Turkish woman crossing Atlantic rescued after losing command of sailing boat
Serkan Ocak ISTANBULA Turkish woman, who had aimed at being the first Turkish woman to cross the Atlantic Ocean by herself with a sailing boat, was rescued by a nearby ship about 120 nautical miles away from Cape Verde, after the steering wheel of her boat locked.
Dilek Ergül, who set sail from Istanbul in June 2014 to be the first Turkish woman to cross the Atlantic Ocean, had an accident just two days after she left Cape Verde and was rescued by a nearby ship upon calling for help.

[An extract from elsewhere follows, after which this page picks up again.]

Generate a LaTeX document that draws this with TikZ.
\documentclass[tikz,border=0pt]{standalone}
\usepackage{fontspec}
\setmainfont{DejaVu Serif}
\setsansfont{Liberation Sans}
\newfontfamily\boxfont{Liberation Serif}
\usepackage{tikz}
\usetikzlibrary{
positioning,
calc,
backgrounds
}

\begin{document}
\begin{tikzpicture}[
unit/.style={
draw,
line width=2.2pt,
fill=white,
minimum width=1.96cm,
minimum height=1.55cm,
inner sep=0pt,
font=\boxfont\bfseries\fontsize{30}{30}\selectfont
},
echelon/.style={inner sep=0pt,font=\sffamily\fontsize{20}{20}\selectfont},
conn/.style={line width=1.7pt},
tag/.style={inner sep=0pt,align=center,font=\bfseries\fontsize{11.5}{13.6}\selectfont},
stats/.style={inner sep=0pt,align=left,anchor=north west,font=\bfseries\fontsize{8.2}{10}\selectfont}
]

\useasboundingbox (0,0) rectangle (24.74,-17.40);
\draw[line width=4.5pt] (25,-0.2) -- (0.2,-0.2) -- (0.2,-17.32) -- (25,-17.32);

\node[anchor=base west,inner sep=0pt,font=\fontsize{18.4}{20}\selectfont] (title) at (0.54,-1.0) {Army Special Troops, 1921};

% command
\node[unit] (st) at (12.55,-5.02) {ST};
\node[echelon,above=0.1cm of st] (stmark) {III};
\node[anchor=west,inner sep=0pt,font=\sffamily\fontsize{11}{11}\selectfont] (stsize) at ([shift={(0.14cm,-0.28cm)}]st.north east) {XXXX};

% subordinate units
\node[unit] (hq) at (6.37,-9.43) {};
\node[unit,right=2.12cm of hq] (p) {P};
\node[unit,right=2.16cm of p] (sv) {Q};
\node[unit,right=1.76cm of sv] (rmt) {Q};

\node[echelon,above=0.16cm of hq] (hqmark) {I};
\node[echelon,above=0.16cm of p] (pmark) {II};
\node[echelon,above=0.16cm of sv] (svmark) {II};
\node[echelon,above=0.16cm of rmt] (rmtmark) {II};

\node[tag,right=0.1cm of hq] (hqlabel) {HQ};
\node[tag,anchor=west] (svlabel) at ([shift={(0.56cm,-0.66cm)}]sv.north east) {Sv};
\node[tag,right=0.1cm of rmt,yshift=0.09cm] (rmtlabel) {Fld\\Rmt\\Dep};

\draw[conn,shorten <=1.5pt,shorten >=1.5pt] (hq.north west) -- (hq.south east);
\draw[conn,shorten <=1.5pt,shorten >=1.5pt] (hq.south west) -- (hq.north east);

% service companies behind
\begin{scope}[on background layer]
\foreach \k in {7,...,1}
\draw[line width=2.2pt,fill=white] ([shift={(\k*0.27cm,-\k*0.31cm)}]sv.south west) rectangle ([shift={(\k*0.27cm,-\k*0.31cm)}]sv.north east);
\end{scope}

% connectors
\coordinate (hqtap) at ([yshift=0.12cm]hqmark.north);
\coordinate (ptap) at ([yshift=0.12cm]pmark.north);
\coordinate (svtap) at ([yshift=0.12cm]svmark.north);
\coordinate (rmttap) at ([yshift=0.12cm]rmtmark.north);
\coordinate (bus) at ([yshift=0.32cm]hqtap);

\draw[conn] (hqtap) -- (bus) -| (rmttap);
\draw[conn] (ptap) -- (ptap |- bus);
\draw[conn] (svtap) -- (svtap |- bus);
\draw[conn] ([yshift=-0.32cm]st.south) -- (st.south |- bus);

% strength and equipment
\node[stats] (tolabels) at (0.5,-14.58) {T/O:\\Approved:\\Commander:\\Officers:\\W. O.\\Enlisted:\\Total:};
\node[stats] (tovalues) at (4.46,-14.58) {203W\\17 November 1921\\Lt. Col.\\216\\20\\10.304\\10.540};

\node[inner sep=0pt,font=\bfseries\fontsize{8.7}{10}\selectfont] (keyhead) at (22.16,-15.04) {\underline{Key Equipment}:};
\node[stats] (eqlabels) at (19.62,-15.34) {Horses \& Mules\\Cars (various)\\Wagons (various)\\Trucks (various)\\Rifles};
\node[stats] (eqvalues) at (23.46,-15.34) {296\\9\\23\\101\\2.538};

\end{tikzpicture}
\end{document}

Ergül sailed about 3,100 nautical miles (5,741 kilometers) from Istanbul to Cape Verde, which she left on Jan. 11 to cross world’s second largest ocean. After sailing 120 nautical miles in two days, Ergül heard a loud sound from the back of her nine meter-long sailing boat “Symina.” She then realized that she had lost control of the steering wheel.
Fighting waves exceeding four meters and trying to survive through a storm, Ergül tried to return to Cape Verde three times to no avail, as control was lost at the helm and she was left to the mercy of the sea.

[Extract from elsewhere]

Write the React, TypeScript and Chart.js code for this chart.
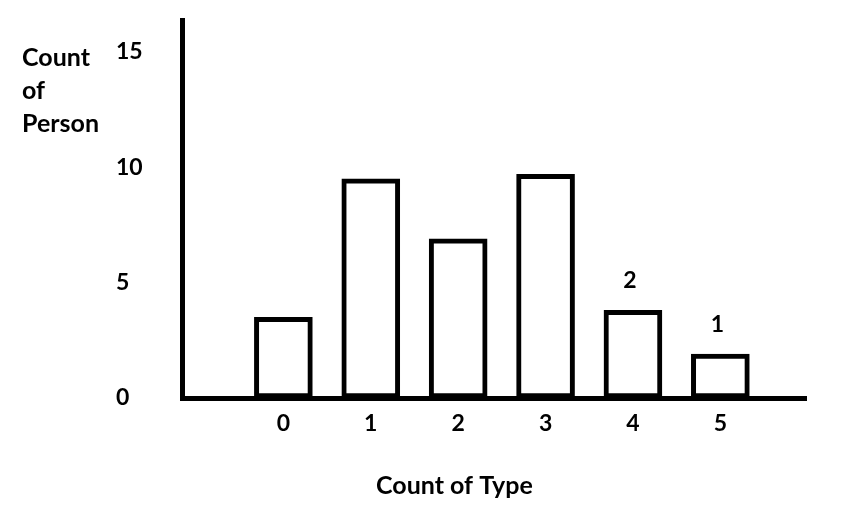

About 20 hours after Ergül heard the sonic boom, she requested aid from a nearby ship, the “KP Albatross,” which rescued her. She was forced to abandon Symina to the ocean.
Having set sail in order to raise the necessary expenses for 10 female students for the educational Darüşşafaka Society, Ergül sent a letter saying the accident was not the end of a dream, but rather a “brand new start,” according to Darüşşafaka Society’s website.
The Darüşşafaka Society, which was established in 1863, aims at providing equal opportunity in education to talented children who have lost one or both parents.